DIRECTIVE: Retype the lines beneath this one, from the first through the line containing "0.019, 0.006, 0.0]". Pictures are left out.

***** DATA EXCERPT *****

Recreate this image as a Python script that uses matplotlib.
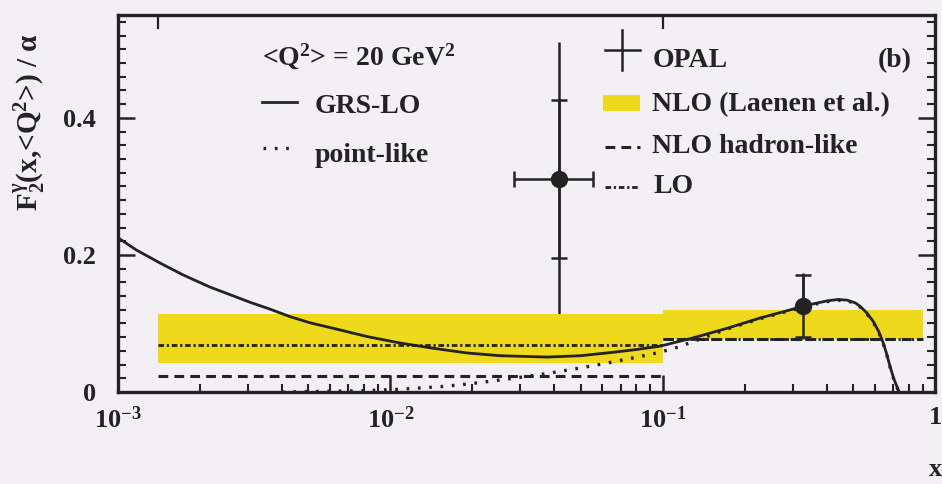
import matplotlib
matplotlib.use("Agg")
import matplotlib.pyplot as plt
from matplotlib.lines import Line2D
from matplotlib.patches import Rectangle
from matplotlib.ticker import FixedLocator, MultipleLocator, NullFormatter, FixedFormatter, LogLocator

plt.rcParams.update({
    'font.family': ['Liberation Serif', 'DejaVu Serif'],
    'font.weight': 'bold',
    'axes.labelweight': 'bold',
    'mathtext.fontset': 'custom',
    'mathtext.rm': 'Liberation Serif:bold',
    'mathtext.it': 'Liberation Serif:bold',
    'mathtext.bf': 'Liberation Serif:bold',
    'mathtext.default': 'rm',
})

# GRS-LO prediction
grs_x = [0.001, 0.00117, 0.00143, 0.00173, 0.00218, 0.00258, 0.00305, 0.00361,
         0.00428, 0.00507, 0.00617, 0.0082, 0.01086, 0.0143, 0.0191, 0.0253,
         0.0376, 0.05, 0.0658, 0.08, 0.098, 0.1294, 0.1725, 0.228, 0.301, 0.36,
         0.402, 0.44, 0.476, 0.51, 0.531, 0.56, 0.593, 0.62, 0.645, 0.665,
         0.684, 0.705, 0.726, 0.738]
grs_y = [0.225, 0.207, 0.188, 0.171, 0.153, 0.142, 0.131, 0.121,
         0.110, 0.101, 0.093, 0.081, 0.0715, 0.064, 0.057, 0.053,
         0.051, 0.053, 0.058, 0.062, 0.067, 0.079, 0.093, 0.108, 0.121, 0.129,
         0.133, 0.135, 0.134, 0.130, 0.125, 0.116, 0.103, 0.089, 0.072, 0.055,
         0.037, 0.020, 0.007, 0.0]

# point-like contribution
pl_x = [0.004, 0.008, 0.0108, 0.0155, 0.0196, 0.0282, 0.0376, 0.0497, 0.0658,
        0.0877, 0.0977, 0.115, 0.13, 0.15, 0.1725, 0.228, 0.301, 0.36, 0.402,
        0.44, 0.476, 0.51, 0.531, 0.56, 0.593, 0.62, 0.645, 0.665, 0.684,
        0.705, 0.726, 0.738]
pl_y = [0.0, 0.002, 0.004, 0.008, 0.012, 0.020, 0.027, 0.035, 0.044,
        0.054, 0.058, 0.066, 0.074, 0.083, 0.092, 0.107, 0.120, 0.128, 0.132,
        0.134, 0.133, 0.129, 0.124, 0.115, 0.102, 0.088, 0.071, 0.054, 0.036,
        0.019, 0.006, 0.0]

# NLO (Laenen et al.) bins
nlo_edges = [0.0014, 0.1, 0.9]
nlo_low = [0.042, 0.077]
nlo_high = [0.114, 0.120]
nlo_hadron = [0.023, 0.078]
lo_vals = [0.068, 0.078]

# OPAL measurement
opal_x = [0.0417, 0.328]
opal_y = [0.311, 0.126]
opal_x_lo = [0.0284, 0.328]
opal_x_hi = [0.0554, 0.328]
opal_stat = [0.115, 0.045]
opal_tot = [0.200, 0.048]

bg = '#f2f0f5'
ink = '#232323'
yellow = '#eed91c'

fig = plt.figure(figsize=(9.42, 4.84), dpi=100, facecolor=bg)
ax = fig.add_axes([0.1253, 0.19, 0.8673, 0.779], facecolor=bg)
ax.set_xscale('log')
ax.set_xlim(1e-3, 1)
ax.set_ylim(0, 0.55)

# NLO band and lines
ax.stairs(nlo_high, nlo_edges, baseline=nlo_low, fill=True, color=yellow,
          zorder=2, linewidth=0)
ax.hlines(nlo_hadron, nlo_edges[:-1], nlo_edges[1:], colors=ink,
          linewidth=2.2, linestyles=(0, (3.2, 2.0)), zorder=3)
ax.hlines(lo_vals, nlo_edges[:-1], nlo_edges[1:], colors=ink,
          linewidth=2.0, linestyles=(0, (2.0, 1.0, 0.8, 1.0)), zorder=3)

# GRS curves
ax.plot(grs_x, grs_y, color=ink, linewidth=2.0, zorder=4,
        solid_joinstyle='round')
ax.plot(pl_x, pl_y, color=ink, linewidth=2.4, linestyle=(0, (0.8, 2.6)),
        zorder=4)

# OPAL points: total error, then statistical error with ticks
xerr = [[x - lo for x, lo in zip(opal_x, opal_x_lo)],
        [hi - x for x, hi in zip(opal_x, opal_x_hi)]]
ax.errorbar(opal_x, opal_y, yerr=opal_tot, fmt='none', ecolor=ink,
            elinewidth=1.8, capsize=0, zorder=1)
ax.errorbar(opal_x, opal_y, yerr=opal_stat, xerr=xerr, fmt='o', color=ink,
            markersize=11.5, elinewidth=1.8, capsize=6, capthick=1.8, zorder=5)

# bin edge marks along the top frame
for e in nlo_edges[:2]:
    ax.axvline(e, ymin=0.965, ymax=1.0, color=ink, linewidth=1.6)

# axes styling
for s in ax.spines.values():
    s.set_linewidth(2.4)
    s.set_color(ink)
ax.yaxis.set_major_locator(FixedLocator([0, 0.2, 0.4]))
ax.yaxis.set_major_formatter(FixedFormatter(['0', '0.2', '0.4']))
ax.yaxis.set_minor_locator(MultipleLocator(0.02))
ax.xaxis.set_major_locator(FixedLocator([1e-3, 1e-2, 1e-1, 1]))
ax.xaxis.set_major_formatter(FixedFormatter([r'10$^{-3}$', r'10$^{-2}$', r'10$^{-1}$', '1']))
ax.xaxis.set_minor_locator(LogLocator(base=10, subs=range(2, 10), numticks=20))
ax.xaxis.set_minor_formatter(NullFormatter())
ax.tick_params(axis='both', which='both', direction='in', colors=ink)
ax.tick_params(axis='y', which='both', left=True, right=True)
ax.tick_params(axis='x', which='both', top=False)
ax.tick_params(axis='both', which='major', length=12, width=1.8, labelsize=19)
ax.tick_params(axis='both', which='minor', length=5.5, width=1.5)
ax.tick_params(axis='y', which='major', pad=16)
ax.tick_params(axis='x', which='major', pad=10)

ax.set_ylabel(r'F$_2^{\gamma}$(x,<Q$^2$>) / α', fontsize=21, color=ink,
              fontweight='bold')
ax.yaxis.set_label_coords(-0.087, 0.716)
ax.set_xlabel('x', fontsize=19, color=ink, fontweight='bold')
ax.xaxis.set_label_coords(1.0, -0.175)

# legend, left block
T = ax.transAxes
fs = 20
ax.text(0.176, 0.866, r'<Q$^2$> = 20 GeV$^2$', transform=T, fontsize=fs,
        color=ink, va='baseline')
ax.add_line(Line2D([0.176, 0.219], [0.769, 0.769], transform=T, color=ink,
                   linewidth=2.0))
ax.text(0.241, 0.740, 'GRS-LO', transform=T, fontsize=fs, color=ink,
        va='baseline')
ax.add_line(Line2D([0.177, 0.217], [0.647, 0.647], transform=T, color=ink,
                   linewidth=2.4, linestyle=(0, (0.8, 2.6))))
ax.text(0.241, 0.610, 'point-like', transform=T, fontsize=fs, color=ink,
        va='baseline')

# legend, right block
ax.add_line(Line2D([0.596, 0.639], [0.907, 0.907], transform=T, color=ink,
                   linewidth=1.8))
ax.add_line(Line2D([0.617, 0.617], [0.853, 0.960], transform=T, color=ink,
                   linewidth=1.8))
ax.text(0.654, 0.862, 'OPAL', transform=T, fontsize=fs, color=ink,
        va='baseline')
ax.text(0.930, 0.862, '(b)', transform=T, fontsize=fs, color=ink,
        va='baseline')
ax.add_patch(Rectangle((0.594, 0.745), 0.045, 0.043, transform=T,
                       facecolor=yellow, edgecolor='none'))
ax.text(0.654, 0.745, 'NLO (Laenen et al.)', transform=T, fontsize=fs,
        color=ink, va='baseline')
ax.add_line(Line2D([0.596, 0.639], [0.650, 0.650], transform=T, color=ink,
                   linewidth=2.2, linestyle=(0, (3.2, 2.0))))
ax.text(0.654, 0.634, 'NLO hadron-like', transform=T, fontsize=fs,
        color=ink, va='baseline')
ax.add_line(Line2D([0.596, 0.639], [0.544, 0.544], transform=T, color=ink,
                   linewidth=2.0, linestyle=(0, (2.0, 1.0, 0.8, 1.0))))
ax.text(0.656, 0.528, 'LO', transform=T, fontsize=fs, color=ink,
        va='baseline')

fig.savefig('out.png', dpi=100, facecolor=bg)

*****

SOLUTION FOR THIS PROBLEM:
Recreate this image as a Python script that uses matplotlib.
import matplotlib
matplotlib.use("Agg")
import matplotlib.pyplot as plt
from matplotlib.lines import Line2D
from matplotlib.patches import Rectangle
from matplotlib.ticker import FixedLocator, MultipleLocator, NullFormatter, FixedFormatter, LogLocator

plt.rcParams.update({
    'font.family': ['Liberation Serif', 'DejaVu Serif'],
    'font.weight': 'bold',
    'axes.labelweight': 'bold',
    'mathtext.fontset': 'custom',
    'mathtext.rm': 'Liberation Serif:bold',
    'mathtext.it': 'Liberation Serif:bold',
    'mathtext.bf': 'Liberation Serif:bold',
    'mathtext.default': 'rm',
})

# GRS-LO prediction
grs_x = [0.001, 0.00117, 0.00143, 0.00173, 0.00218, 0.00258, 0.00305, 0.00361,
         0.00428, 0.00507, 0.00617, 0.0082, 0.01086, 0.0143, 0.0191, 0.0253,
         0.0376, 0.05, 0.0658, 0.08, 0.098, 0.1294, 0.1725, 0.228, 0.301, 0.36,
         0.402, 0.44, 0.476, 0.51, 0.531, 0.56, 0.593, 0.62, 0.645, 0.665,
         0.684, 0.705, 0.726, 0.738]
grs_y = [0.225, 0.207, 0.188, 0.171, 0.153, 0.142, 0.131, 0.121,
         0.110, 0.101, 0.093, 0.081, 0.0715, 0.064, 0.057, 0.053,
         0.051, 0.053, 0.058, 0.062, 0.067, 0.079, 0.093, 0.108, 0.121, 0.129,
         0.133, 0.135, 0.134, 0.130, 0.125, 0.116, 0.103, 0.089, 0.072, 0.055,
         0.037, 0.020, 0.007, 0.0]

# point-like contribution
pl_x = [0.004, 0.008, 0.0108, 0.0155, 0.0196, 0.0282, 0.0376, 0.0497, 0.0658,
        0.0877, 0.0977, 0.115, 0.13, 0.15, 0.1725, 0.228, 0.301, 0.36, 0.402,
        0.44, 0.476, 0.51, 0.531, 0.56, 0.593, 0.62, 0.645, 0.665, 0.684,
        0.705, 0.726, 0.738]
pl_y = [0.0, 0.002, 0.004, 0.008, 0.012, 0.020, 0.027, 0.035, 0.044,
        0.054, 0.058, 0.066, 0.074, 0.083, 0.092, 0.107, 0.120, 0.128, 0.132,
        0.134, 0.133, 0.129, 0.124, 0.115, 0.102, 0.088, 0.071, 0.054, 0.036,
        0.019, 0.006, 0.0]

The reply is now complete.